Origins of the story
The story of a "Philadelphia
Experiment" originated in late 1955 when Carl M. Allen sent an
anonymous package marked "Happy
Easter" containing a copy of Morris K. Jessup's book The Case for the
UFO: Unidentified Flying Objects to the U.S. Office of Naval Research. The book
was filled with handwritten notes in its margins, written with three different
shades of blue ink, appearing to detail a debate among three individuals, only
one of whom is given a name: "Jemi".
They commented on Jessup's ideas about the propulsion for flying saucers, discussed
alien races, and expressed concern that Jessup was too close to discovering
their technology.
The commenters referred to each other as "Gypsies", and discussed two
different types of "people" living in outer space. Their text
contained non-standard use of capitalization and punctuation and detailed a
lengthy discussion of the merits of various elements of Jessup's assumptions in
the book. There were oblique references to the Philadelphia Experiment (one commenter
reassures his fellow annotators who have highlighted a certain theory that
Jessup advanced).
Shortly after that (January 1956) Allen began sending a
series of letters to Jessup, using his given name and "Carlos Miguel Allende". The
first known letter warned Jessup not to investigate the levitation of
unidentified flying objects. Allen put forward a story of dangerous science
based on alleged unpublished theories by Albert Einstein. He further claimed a
scientist named Franklin Reno put these theories into practice at the
Philadelphia Naval Shipyard in October 1943.

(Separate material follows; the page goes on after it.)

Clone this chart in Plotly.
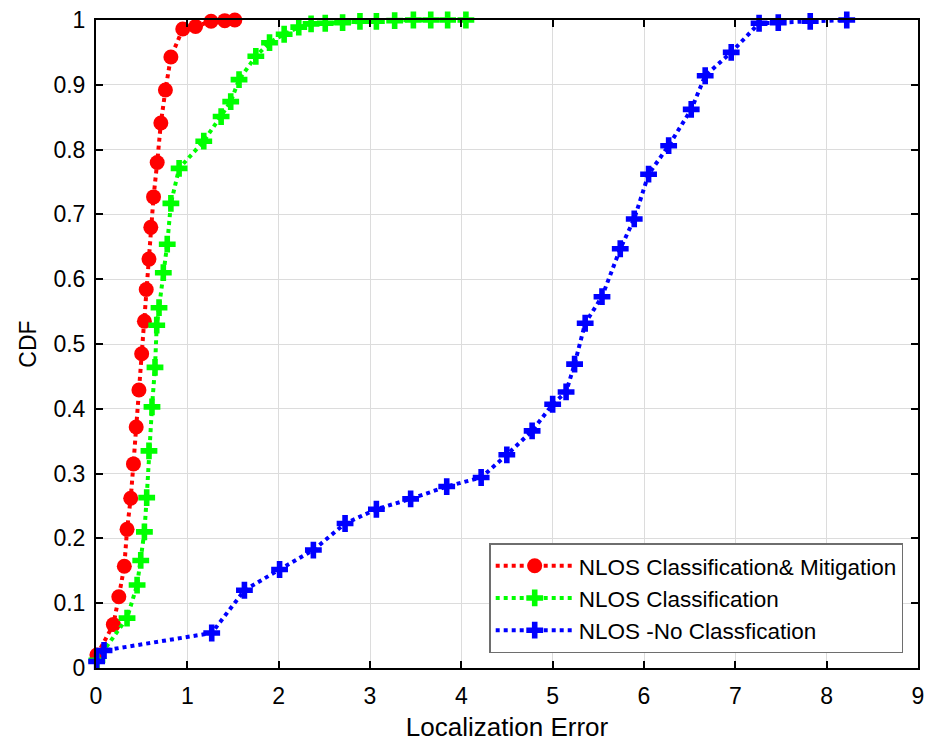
import plotly.graph_objects as go

# Red: NLOS Classification & Mitigation
red_x = [0.01, 0.19, 0.25, 0.31, 0.34, 0.38, 0.41, 0.44, 0.47, 0.50, 0.53, 0.55, 0.58, 0.60, 0.63, 0.67, 0.71, 0.76, 0.82, 0.95, 1.09, 1.26, 1.41, 1.52]
red_y = [0.020, 0.067, 0.110, 0.157, 0.214, 0.262, 0.315, 0.372, 0.429, 0.485, 0.535, 0.584, 0.631, 0.680, 0.727, 0.780, 0.841, 0.892, 0.943, 0.986, 0.990, 0.998, 0.999, 1.000]

# Green: NLOS Classification
green_x = [0.01, 0.34, 0.45, 0.49, 0.53, 0.555, 0.58, 0.613, 0.646, 0.665, 0.69, 0.737, 0.78, 0.82, 0.91, 1.18, 1.37, 1.475, 1.566, 1.75, 1.90, 2.06, 2.22, 2.355, 2.51, 2.70, 2.89, 3.07, 3.27, 3.475, 3.665, 3.85, 4.05]
green_y = [0.012, 0.077, 0.128, 0.166, 0.210, 0.263, 0.335, 0.403, 0.464, 0.529, 0.556, 0.610, 0.654, 0.717, 0.771, 0.813, 0.851, 0.874, 0.908, 0.944, 0.965, 0.978, 0.989, 0.994, 0.995, 0.996, 0.998, 0.998, 0.999, 1.000, 1.000, 1.000, 1.000]

# Blue: NLOS -No Classfication
blue_x = [0.007, 0.088, 1.267, 1.625, 2.01, 2.38, 2.727, 3.07, 3.445, 3.84, 4.217, 4.498, 4.775, 5.00, 5.147, 5.24, 5.356, 5.54, 5.74, 5.893, 6.05, 6.27, 6.517, 6.67, 6.955, 7.26, 7.47, 7.82, 8.22]
blue_y = [0.010, 0.027, 0.054, 0.120, 0.152, 0.182, 0.223, 0.245, 0.261, 0.280, 0.294, 0.329, 0.366, 0.407, 0.426, 0.469, 0.532, 0.573, 0.647, 0.693, 0.762, 0.806, 0.862, 0.914, 0.950, 0.995, 0.996, 0.998, 1.000]

x_ticks = [0, 1, 2, 3, 4, 5, 6, 7, 8, 9]
y_ticks = [0, 0.1, 0.2, 0.3, 0.4, 0.5, 0.6, 0.7, 0.8, 0.9, 1]
y_ticktext = ["0", "0.1", "0.2", "0.3", "0.4", "0.5", "0.6", "0.7", "0.8", "0.9", "1"]

FONT = "Liberation Sans, Arial, sans-serif"

fig = go.Figure()
fig.add_trace(go.Scatter(
    x=red_x, y=red_y, mode="lines+markers",
    name="NLOS Classification& Mitigation",
    line=dict(color="#ff0000", width=4, dash="dot"),
    marker=dict(symbol="circle", size=15, color="#ff0000", line=dict(width=0)),
    cliponaxis=False,
))
fig.add_trace(go.Scatter(
    x=green_x, y=green_y, mode="lines+markers",
    name="NLOS Classification",
    line=dict(color="#00ff00", width=4, dash="dot"),
    marker=dict(symbol="cross", size=14, color="#00ff00", line=dict(width=0)),
    cliponaxis=False,
))
fig.add_trace(go.Scatter(
    x=blue_x, y=blue_y, mode="lines+markers",
    name="NLOS -No Classfication",
    line=dict(color="#0000ff", width=4, dash="dot"),
    marker=dict(symbol="cross", size=14, color="#0000ff", line=dict(width=0)),
    cliponaxis=False,
))

axis_common = dict(
    showline=True, linecolor="black", linewidth=2, mirror="ticks",
    ticks="inside", ticklen=7, tickwidth=2, tickcolor="black",
    showgrid=True, gridcolor="#dcdcdc", gridwidth=1,
    zeroline=False, automargin=False,
    tickfont=dict(family=FONT, size=23, color="black"),
)

fig.update_layout(
    width=936, height=744,
    margin=dict(l=96, r=18, t=20, b=76),
    paper_bgcolor="white", plot_bgcolor="white",
    font=dict(family=FONT, color="black"),
    xaxis=dict(
        range=[0, 9], tickvals=x_ticks, ticklabelstandoff=6,
        title=dict(text="Localization Error", font=dict(family=FONT, size=26), standoff=10),
        **axis_common,
    ),
    yaxis=dict(
        range=[0, 1], tickvals=y_ticks, ticktext=y_ticktext, ticklabelstandoff=4,
        title=dict(text="CDF", font=dict(family=FONT, size=23), standoff=10),
        **axis_common,
    ),
    legend=dict(
        x=0.982, y=0.023, xanchor="right", yanchor="bottom",
        bgcolor="white", bordercolor="#6e6e6e", borderwidth=1.5,
        font=dict(family=FONT, size=22.5, color="black"),
        itemwidth=78, tracegroupgap=0,
    ),
    showlegend=True,
)

fig.write_html("out.html")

Allen claimed to have witnessed this experiment while
serving aboard the SS Andrew Furuseth. In Allen's account, a destroyer escort
was successfully made invisible, but the ship inexplicably teleported to
Norfolk, Virginia, for several minutes, and then reappeared in the Philadelphia
yard. The ship's crew was supposed to have suffered various side effects,
including insanity, intangibility, and being "frozen" in place. When Jessup wrote back requesting more
information to corroborate his story, Allen said his memory would have to be
recovered and referred Jessup to what seems to be a non-existent Philadelphia
newspaper article that Allen claimed covered the incident.
In 1957, Jessup was invited to the Office of Naval Research
where he was shown the annotated copy of his book. Jessup noticed the
handwriting of the annotations resembled the letters he received from Allen.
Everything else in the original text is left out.